WILD and PRECIOUS
Published 9:19 am Tuesday, July 28, 2015
Steven Cadwell invites you to take a seat, settle in and talk about what it means to be gay, straight and everything in between.
Cadwell, a therapist based in Boston, has been presenting “Wild and Precious” to audiences across the country. It is a multi-media performance with original songs, photographs, costumes, stories and poems.
“It’s 50 years of gay liberation put into an hour and 15 minutes,” said Cadwell, who calls himself the singing psychotherapist. “It’s really exciting to be doing the show now because we have this very happy ending of freedom to marry. There is more work to do but it’s such a positive arc that my generation has lived through … When I was coming of age, there was no affirming name for being gay – just slurs: queer, faggot. To feel that we have accomplished what we have around integrating LGBT folks into more of the freedom of the United States is a very powerful, positive story for all of us to take in and celebrate.”

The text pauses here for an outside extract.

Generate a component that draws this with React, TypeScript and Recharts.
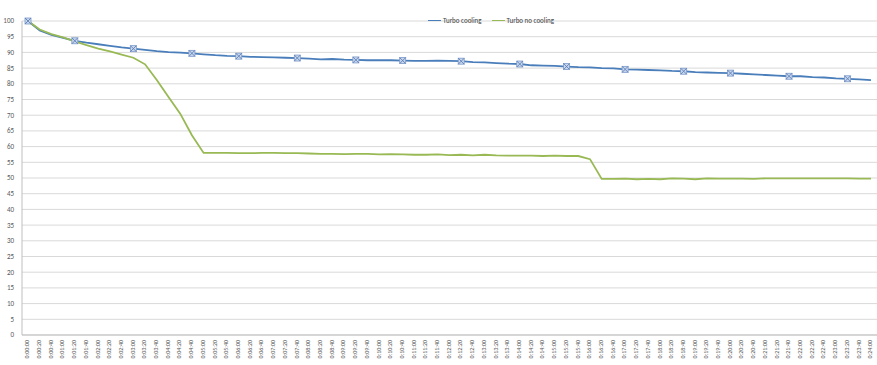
import { LineChart, Line, XAxis, YAxis, CartesianGrid, Legend } from "recharts";

const times = [
  "0:00:00", "0:00:20", "0:00:40", "0:01:00", "0:01:20", "0:01:40", "0:02:00", "0:02:20", "0:02:40",
  "0:03:00", "0:03:20", "0:03:40", "0:04:00", "0:04:20", "0:04:40", "0:05:00", "0:05:20", "0:05:40",
  "0:06:00", "0:06:20", "0:06:40", "0:07:00", "0:07:20", "0:07:40", "0:08:00", "0:08:20", "0:08:40",
  "0:09:00", "0:09:20", "0:09:40", "0:10:00", "0:10:20", "0:10:40", "0:11:00", "0:11:20", "0:11:40",
  "0:12:00", "0:12:20", "0:12:40", "0:13:00", "0:13:20", "0:13:40", "0:14:00", "0:14:20", "0:14:40",
  "0:15:00", "0:15:20", "0:15:40", "0:16:00", "0:16:20", "0:16:40", "0:17:00", "0:17:20", "0:17:40",
  "0:18:00", "0:18:20", "0:18:40", "0:19:00", "0:19:20", "0:19:40", "0:20:00", "0:20:20", "0:20:40",
  "0:21:00", "0:21:20", "0:21:40", "0:22:00", "0:22:20", "0:22:40", "0:23:00", "0:23:20", "0:23:40",
  "0:24:00",
];

const turboCooling = [
  100, 97.0, 95.6, 94.6, 93.7, 93.1, 92.6, 92.1, 91.6,
  91.2, 90.8, 90.4, 90.1, 89.9, 89.7, 89.4, 89.1, 88.9,
  88.8, 88.6, 88.5, 88.4, 88.3, 88.2, 88.0, 87.8, 87.9,
  87.7, 87.6, 87.5, 87.5, 87.5, 87.4, 87.3, 87.3, 87.4,
  87.3, 87.2, 86.9, 86.8, 86.6, 86.4, 86.3, 85.9, 85.8,
  85.7, 85.5, 85.3, 85.2, 85.0, 84.9, 84.6, 84.5, 84.4,
  84.3, 84.1, 84.0, 83.7, 83.6, 83.5, 83.4, 83.2, 83.0,
  82.8, 82.6, 82.4, 82.4, 82.1, 82.0, 81.7, 81.6, 81.4,
  81.2,
];

const turboNoCooling = [
  100, 97.3, 95.8, 94.8, 93.5, 92.3, 91.2, 90.3, 89.3,
  88.3, 86.2, 81.2, 75.8, 70.5, 63.6, 58.0, 58.0, 58.0,
  57.9, 57.9, 58.0, 58.0, 57.9, 57.9, 57.8, 57.7, 57.7,
  57.6, 57.7, 57.7, 57.5, 57.6, 57.5, 57.4, 57.4, 57.5,
  57.3, 57.4, 57.2, 57.4, 57.2, 57.1, 57.1, 57.1, 57.0,
  57.1, 57.0, 57.0, 56.0, 49.7, 49.7, 49.8, 49.6, 49.7,
  49.6, 49.9, 49.8, 49.6, 49.9, 49.8, 49.8, 49.8, 49.7,
  49.9, 49.9, 49.9, 49.9, 49.9, 49.9, 49.9, 49.9, 49.8,
  49.8,
];

// points where the cooling series shows its marker
const coolingMarkers = [0, 4, 9, 14, 18, 23, 28, 32, 37, 42, 46, 51, 56, 60, 65, 70];

const yTicks = [0, 5, 10, 15, 20, 25, 30, 35, 40, 45, 50, 55, 60, 65, 70, 75, 80, 85, 90, 95, 100];

const data = times.map((t, i) => ({
  time: t,
  cooling: turboCooling[i],
  noCooling: turboNoCooling[i],
}));

const BLUE = "#4A7EBB";
const GREEN = "#98B954";
const FONT = "Carlito, 'Liberation Sans', Arial, sans-serif";

function CoolingDot(props: any) {
  const { cx, cy, index } = props;
  if (!coolingMarkers.includes(index)) return <g key={`d${index}`} />;
  const s = 3;
  return (
    <g key={`d${index}`}>
      <rect x={cx - s} y={cy - s} width={s * 2} height={s * 2} fill="#c9d7ec" stroke="#7c9acb" strokeWidth={0.8} />
      <line x1={cx - s} y1={cy - s} x2={cx + s} y2={cy + s} stroke="#5f80b8" strokeWidth={0.9} />
      <line x1={cx - s} y1={cy + s} x2={cx + s} y2={cy - s} stroke="#5f80b8" strokeWidth={0.9} />
    </g>
  );
}

function LegendContent() {
  const items = [
    { label: "Turbo cooling", color: BLUE },
    { label: "Turbo no cooling", color: GREEN },
  ];
  return (
    <div style={{ display: "flex", gap: 10, fontFamily: FONT, fontSize: 7, color: "#404040" }}>
      {items.map((it) => (
        <span key={it.label} style={{ display: "flex", alignItems: "center", gap: 2 }}>
          <span style={{ width: 13, height: 1.5, background: it.color, display: "inline-block" }} />
          {it.label}
        </span>
      ))}
    </div>
  );
}

export default function App() {
  return (
    <div style={{ position: "absolute", left: 0, top: 0, background: "#fff" }}>
      <LineChart width={877} height={365} data={data} margin={{ top: 12, right: 0, left: 0, bottom: 0 }}>
        <CartesianGrid vertical={false} stroke="#d9d9d9" strokeWidth={1} />
        <XAxis
          dataKey="time"
          interval={0}
          height={30}
          padding={{ left: 6, right: 6 }}
          axisLine={{ stroke: "#bfbfbf" }}
          tickLine={false}
          angle={-90}
          textAnchor="end"
          dy={-3}
          dx={-3}
          tick={{ fontSize: 6, fill: "#595959", fontFamily: FONT }}
        />
        <YAxis
          domain={[0, 100]}
          ticks={yTicks}
          interval={0}
          width={22}
          axisLine={{ stroke: "#bfbfbf" }}
          tickLine={false}
          tick={{ fontSize: 7, fill: "#595959", fontFamily: FONT }}
        />
        <Legend
          verticalAlign="top"
          content={<LegendContent />}
          wrapperStyle={{ top: 16, left: 428, width: "auto" }}
        />
        <Line
          dataKey="cooling"
          name="Turbo cooling"
          stroke={BLUE}
          strokeWidth={1.8}
          dot={CoolingDot}
          activeDot={false}
          isAnimationActive={false}
        />
        <Line
          dataKey="noCooling"
          name="Turbo no cooling"
          stroke={GREEN}
          strokeWidth={1.8}
          dot={false}
          activeDot={false}
          isAnimationActive={false}
        />
      </LineChart>
    </div>
  );
}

The performance is on the Orcas Center main stage on Saturday, Aug. 1 at 7:30 p.m. There will be Q&A during an ice cream social from the Clever Cow Creamery after the show in the Madrona Room. Tickets are $25, $19 for Orcas Center members and $11 for students at www.orcascenter.org. It is sponsored by Orcas LGBT Fund.
“The fund is really supportive of artists whose voices speak to the LGBT community,” said Orcas Center Executive Director Kara O’Toole. “Steven shares his story so bravely.”
Gay? Straight? Bi? Trans? Still trying to sort it out? Audience members will feel as if they’re sitting in Cadwell’s salon during the show.
“I’ve been really getting into these one-person shows at the center,” O’Toole said. “When the artist has that much skill and intelligence, it’s really a treat to go on that journey with them.”
Cadwell’s story is one of love, of being marginalized, of letting it all hang out and of fighting for what’s right. He says the phrase that is said over and over from audience members is: “We were completely enthralled.”
“Many straight men have come up to me after the show and talked about how they learned from my show how homophobic culture also constricted their experience of being a man,” Cadwell said. “It’s a show about community, music, nature and wordplay and exploring the fuller version of who we all are. I have a very optimistic story but it’s not without pain: homophobia, AIDS. I have ‘survivor’s gratitude’ and I want to tell the stories of people who no longer can.”
Cadwell has been writing poetry and music for years and says making the leap from therapy to performing “came naturally.”
“It’s all part of the expressive arts,” he said. “Storytelling is core to being a therapist. Therapy is really a theatre of two: the client and the therapist.”
The production evolved from a series of poems he wrote and performed for a group of feminists in Cambridge around the theme “What are you going to do with your wild and precious life?”
It was so well received that Cadwell presented it to friends and later gave small performances all over New England at colleges and theaters. He then added piano music, singing and a visual element and has taken it on the road to Texas, California, New York City and now the Northwest (he will perform at Seattle’s Gay City on Aug. 6).
Cadwell was born in Vermont in the 1950s and stayed in the closet until the late 1960s.
“It wasn’t easy. I struggled in and out, in and out,” he said. “It was emotional and turbulent but ultimately it’s about integrating the full range of who we are. The ‘closet’ is not just about sex, it’s about feelings, passion and your bliss. Without that, how do you make decisions about yourself? It’s about the rainbow we each are.”
Over the next two decades, Cadwell became an AIDS activist and earned a Ph.D. from Smith College. He is now a married family man and psychotherapist in Massachusetts, working with individuals and couples.
Cadwell has written on gender, sexuality and shame, co-edited a book on psychotherapy with gay men and worked with caregivers overwhelmed by the traumas of AIDS.
“Silence equals death, the slogan developed by AIDS activists, is a powerful description of being in the closet,” Cadwell said. “Most people have been in the closet in some way in their lives. Shame is not exclusive to any one group. It is part of the human condition. The metaphor of ‘being in the closet’ is something that most of us can relate to.”